With Brexit looming, stronger economic governance of the European Union is more essential than ever. It’s high time for action, says Amy Verdun, Professor of European Politics and Political Economy. Inaugural speech on 27 September.

Who helps countries that are in financial difficulty? How should we distribute refugees within Europe? Over the last decade, it has become painfully clear how hard it is for the European Union to take decisive action during complex crises. The 28 member states often have huge difficulty reaching a consensus. With Brexit approaching, this will once again put the EU to the test, Verdun warns in her inaugural lecture. Because the aftermath, possibly in the form of a recession, could have a crippling effect on the EU.

Balancing act

One of Verdun’s main research questions is whether Europe is prepared for a new financial crisis. The last global financial crisis showed how much of a balancing act it is for the EU: the euro is supranational, but its management is largely national. The European Central Bank may develop monetary policy, but budgetary and fiscal policy are still a mostly national affair. And although countries may need an extra financial injection, the EU itself doesn’t have such large budgets. This incomplete integration of the EU makes financial governance difficult, says Verdun.

Time for change

‘The EU doesn’t quite have it’s financial house in order,’ says Verdun. ‘It’s high time to reform the EU institutions.’ The last financial crisis may have led to new measures, such as a European banking union and fiscal measures, but Verdun believes that these are not enough. The upcoming changeover at the EU may be a good time for reform, she says. This autumn, there will be a new European Commission, a new European Parliament and a new president of the European Central Bank.

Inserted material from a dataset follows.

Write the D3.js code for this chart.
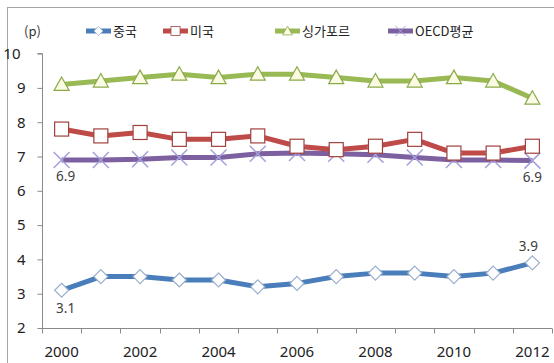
<!DOCTYPE html>
<html><head><meta charset="utf-8">
<script src="https://cdn.jsdelivr.net/npm/d3@7"></script>
<style>body{margin:0;background:#fff}svg{display:block}</style>
</head><body>
<svg id="c" width="554" height="363"></svg>
<script>
const years = ["2000","2001","2002","2003","2004","2005","2006","2007","2008","2009","2010","2011","2012"];
const yearLabels = ["2000","2002","2004","2006","2008","2010","2012"];
const yTicks = [2,3,4,5,6,7,8,9,10];
const seriesNames = ["중국","미국","싱가포르","OECD평균"];
const china = [3.1,3.5,3.5,3.4,3.4,3.2,3.3,3.5,3.6,3.6,3.5,3.6,3.9];
const usa = [7.8,7.6,7.7,7.5,7.5,7.6,7.3,7.2,7.3,7.5,7.1,7.1,7.3];
const singapore = [9.1,9.2,9.3,9.4,9.3,9.4,9.4,9.3,9.2,9.2,9.3,9.2,8.7];
const oecd = [6.9,6.9,6.92,6.97,6.97,7.08,7.1,7.08,7.05,6.97,6.9,6.9,6.88];
const unitLabel = "(p)";

const svg = d3.select("#c");
const x = d3.scaleBand().domain(years).range([42,552]).padding(0);
const y = d3.scaleLinear().domain([2,10]).range([328,53.6]);
const axisColor = "#8a8a8a";
const font = "'Noto Sans CJK KR','Noto Sans',sans-serif";
const numFont = "'Noto Sans',sans-serif";

// frame
svg.append("rect").attr("x",7.5).attr("y",7.5).attr("width",600).attr("height",400)
  .attr("fill","none").attr("stroke","#a6a6a6").attr("stroke-width",1);

// y axis
const ya = svg.append("g").attr("transform","translate(42.5,0)")
  .call(d3.axisLeft(y).tickValues(yTicks).tickSize(5).tickPadding(12).tickFormat(d3.format("d")));
ya.select(".domain").attr("stroke",axisColor).attr("d",`M-5,${y(10)}H0V${y(2)}`);
ya.selectAll(".tick line").attr("stroke",axisColor);
ya.selectAll(".tick text").attr("font-size",15).attr("font-family",numFont).attr("fill","#222");
ya.selectAll(".tick").filter(d=>d===10).select("text").attr("dx",-5);

// x axis
const xa = svg.append("g").attr("transform",`translate(0,${y(2)+0.5})`)
  .call(d3.axisBottom(x).tickValues(yearLabels).tickSize(0).tickPadding(18));
xa.select(".domain").attr("stroke",axisColor).attr("d",`M42,0H552`);
xa.selectAll(".tick text").attr("font-size",15).attr("font-family",numFont).attr("fill","#222");
const bounds = years.map(d=>x(d)).concat([x.range()[1]]);
xa.selectAll(".bt").data(bounds).join("line").attr("class","bt")
  .attr("x1",d=>Math.round(d)+0.5).attr("x2",d=>Math.round(d)+0.5).attr("y1",0).attr("y2",5)
  .attr("stroke",axisColor);

const cx = d => x(d)+x.bandwidth()/2;

const defs = [
  {name:seriesNames[0], data:china, color:"#4a7ebb", marker:"diamond"},
  {name:seriesNames[1], data:usa, color:"#be4b48", marker:"square"},
  {name:seriesNames[2], data:singapore, color:"#98b954", marker:"triangle"},
  {name:seriesNames[3], data:oecd, color:"#7d60a0", marker:"x"}
];

function drawMarker(g, type, px, py){
  if(type==="diamond"){
    g.append("path").attr("d",`M${px},${py-7}L${px+7},${py}L${px},${py+7}L${px-7},${py}Z`)
      .attr("fill","#fff").attr("stroke","#9aaecb").attr("stroke-width",1.2);
  } else if(type==="square"){
    g.append("rect").attr("x",px-7).attr("y",py-7).attr("width",14).attr("height",14)
      .attr("fill","#fff").attr("stroke","#a0413e").attr("stroke-width",1.2);
  } else if(type==="triangle"){
    g.append("path").attr("d",`M${px},${py-7.5}L${px+7.5},${py+6}L${px-7.5},${py+6}Z`)
      .attr("fill","#fbfbe4").attr("stroke","#8aaa4a").attr("stroke-width",1.2);
  } else {
    g.append("path").attr("d",`M${px-8},${py-8}L${px+8},${py+8}M${px+8},${py-8}L${px-8},${py+8}`)
      .attr("stroke","#a59fdc").attr("stroke-width",1.5).attr("fill","none");
  }
}

const line = d3.line().x((d,i)=>cx(years[i])).y(d=>y(d));
const order = [3,0,1,2];
order.forEach(k=>{
  const s = defs[k];
  svg.append("path").datum(s.data).attr("d",line).attr("fill","none")
    .attr("stroke",s.color).attr("stroke-width",5).attr("stroke-linejoin","round");
});
order.forEach(k=>{
  const s = defs[k];
  const g = svg.append("g");
  s.data.forEach((v,i)=>drawMarker(g,s.marker,cx(years[i]),y(v)));
});

// data labels
const lab = svg.append("g").attr("font-size",13.5).attr("font-family",numFont)
  .attr("fill","#404040").attr("text-anchor","middle");
const last = years.length-1;
lab.append("text").attr("x",cx(years[0])+4).attr("y",y(oecd[0])+21).text(d3.format(".1f")(oecd[0]));
lab.append("text").attr("x",cx(years[last])).attr("y",y(oecd[last])+21).text(d3.format(".1f")(oecd[last]));
lab.append("text").attr("x",cx(years[0])+4).attr("y",y(china[0])+23).text(d3.format(".1f")(china[0]));
lab.append("text").attr("x",cx(years[last])-4).attr("y",y(china[last])-12).text(d3.format(".1f")(china[last]));

// legend
svg.append("text").attr("x",24).attr("y",36).attr("font-size",13).attr("font-family",font)
  .attr("fill","#333").text(unitLabel);
const legX = [86,163,275,388];
defs.forEach((s,i)=>{
  const g = svg.append("g");
  const ly = 31;
  g.append("line").attr("x1",legX[i]).attr("x2",legX[i]+25).attr("y1",ly).attr("y2",ly)
    .attr("stroke",s.color).attr("stroke-width",5);
  const gm = g.append("g").attr("transform",`translate(${legX[i]+12.5},${ly}) scale(0.65) translate(${-(legX[i]+12.5)},${-ly})`);
  drawMarker(gm,s.marker,legX[i]+12.5,ly);
  g.append("text").attr("x",legX[i]+27).attr("y",ly+5).attr("font-size",13).attr("font-family",font)
    .attr("fill","#222").text(s.name);
});
</script>
</body></html>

Resurgence in popularity of EU

In hard economic times, people see few advantages of Europe. Verdun: ‘People feel crushed if they are unemployed and the government is making cuts. No wonder Europe is given the blame.’ However, recent opinion polls of European citizens have shown a resurgence in support for the EU. This may relate to the unrest caused by Brexit. Verdun suspects that this may in turn mean more support for measures to strengthen the EU’s economic governance.